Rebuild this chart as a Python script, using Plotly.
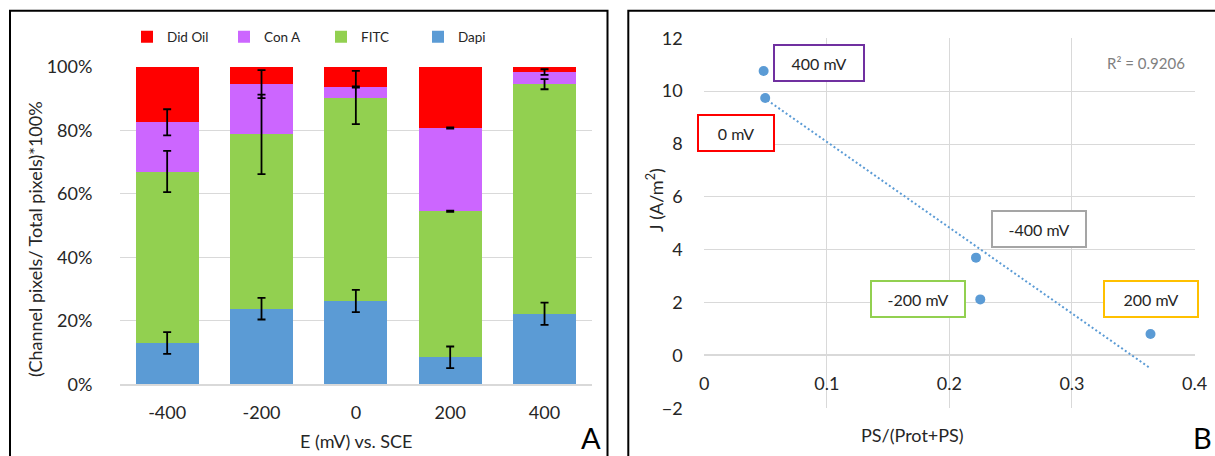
—————
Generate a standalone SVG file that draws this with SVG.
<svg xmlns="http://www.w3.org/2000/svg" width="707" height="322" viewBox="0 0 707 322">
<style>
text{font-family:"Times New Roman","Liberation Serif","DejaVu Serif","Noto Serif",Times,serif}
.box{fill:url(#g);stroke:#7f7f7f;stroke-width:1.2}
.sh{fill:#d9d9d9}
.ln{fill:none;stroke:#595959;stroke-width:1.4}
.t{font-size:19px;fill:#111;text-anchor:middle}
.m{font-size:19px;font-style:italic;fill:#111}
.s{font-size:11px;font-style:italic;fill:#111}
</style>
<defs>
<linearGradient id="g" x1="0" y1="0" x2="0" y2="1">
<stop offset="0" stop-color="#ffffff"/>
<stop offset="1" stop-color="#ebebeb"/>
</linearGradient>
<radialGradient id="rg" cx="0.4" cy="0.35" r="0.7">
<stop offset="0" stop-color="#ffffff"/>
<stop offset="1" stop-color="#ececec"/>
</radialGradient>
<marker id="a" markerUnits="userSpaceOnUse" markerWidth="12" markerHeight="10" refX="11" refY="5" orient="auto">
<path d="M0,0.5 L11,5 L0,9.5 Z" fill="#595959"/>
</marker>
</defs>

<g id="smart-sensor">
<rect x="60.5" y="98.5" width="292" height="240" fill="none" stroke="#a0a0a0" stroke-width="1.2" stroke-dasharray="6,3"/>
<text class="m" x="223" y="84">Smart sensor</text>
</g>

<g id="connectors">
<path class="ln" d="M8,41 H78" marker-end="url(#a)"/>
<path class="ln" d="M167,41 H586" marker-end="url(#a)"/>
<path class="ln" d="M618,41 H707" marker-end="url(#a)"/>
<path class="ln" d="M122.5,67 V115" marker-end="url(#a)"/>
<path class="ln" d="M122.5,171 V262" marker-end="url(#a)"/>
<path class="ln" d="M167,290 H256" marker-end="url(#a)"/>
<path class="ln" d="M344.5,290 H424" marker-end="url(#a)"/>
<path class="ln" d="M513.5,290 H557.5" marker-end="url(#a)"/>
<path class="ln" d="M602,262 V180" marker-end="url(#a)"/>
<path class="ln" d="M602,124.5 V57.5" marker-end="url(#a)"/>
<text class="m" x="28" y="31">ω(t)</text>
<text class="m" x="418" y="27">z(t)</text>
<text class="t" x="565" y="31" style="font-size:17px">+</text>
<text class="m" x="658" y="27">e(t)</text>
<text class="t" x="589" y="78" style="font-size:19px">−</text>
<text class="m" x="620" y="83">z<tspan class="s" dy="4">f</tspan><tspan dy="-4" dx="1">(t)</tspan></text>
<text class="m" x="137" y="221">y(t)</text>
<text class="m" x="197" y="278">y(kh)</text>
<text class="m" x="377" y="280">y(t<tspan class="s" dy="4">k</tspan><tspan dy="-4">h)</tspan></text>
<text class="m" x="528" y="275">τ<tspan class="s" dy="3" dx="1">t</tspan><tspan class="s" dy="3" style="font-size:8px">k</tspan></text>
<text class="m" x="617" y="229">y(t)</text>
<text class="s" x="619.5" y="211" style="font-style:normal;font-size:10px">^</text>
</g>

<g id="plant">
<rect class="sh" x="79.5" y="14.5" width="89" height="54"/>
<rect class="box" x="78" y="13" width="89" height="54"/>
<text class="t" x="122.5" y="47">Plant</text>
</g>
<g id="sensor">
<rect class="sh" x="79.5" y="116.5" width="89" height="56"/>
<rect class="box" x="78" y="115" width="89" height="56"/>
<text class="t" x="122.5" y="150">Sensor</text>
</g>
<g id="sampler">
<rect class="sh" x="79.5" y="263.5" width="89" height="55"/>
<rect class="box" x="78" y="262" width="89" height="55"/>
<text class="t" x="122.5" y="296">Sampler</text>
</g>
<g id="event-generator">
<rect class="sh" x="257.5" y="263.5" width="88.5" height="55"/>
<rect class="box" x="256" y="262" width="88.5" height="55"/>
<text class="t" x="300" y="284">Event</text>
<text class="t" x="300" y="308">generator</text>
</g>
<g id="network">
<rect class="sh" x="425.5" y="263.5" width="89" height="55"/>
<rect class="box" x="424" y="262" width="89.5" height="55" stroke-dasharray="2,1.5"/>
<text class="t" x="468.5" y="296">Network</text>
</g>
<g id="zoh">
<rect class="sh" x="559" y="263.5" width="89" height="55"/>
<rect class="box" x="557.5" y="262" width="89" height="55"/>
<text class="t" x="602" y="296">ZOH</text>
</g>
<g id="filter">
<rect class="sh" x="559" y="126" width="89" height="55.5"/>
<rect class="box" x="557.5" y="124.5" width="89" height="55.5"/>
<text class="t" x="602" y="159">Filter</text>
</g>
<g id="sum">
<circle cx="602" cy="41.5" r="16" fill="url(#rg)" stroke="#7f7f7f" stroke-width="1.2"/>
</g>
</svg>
—————
(INSTRUCTIONS FOR THE TASK) From the entries above, copy every line containing the word "this".

(RESULT BELOW)
Rebuild this chart as a Python script, using Plotly.
Generate a standalone SVG file that draws this with SVG.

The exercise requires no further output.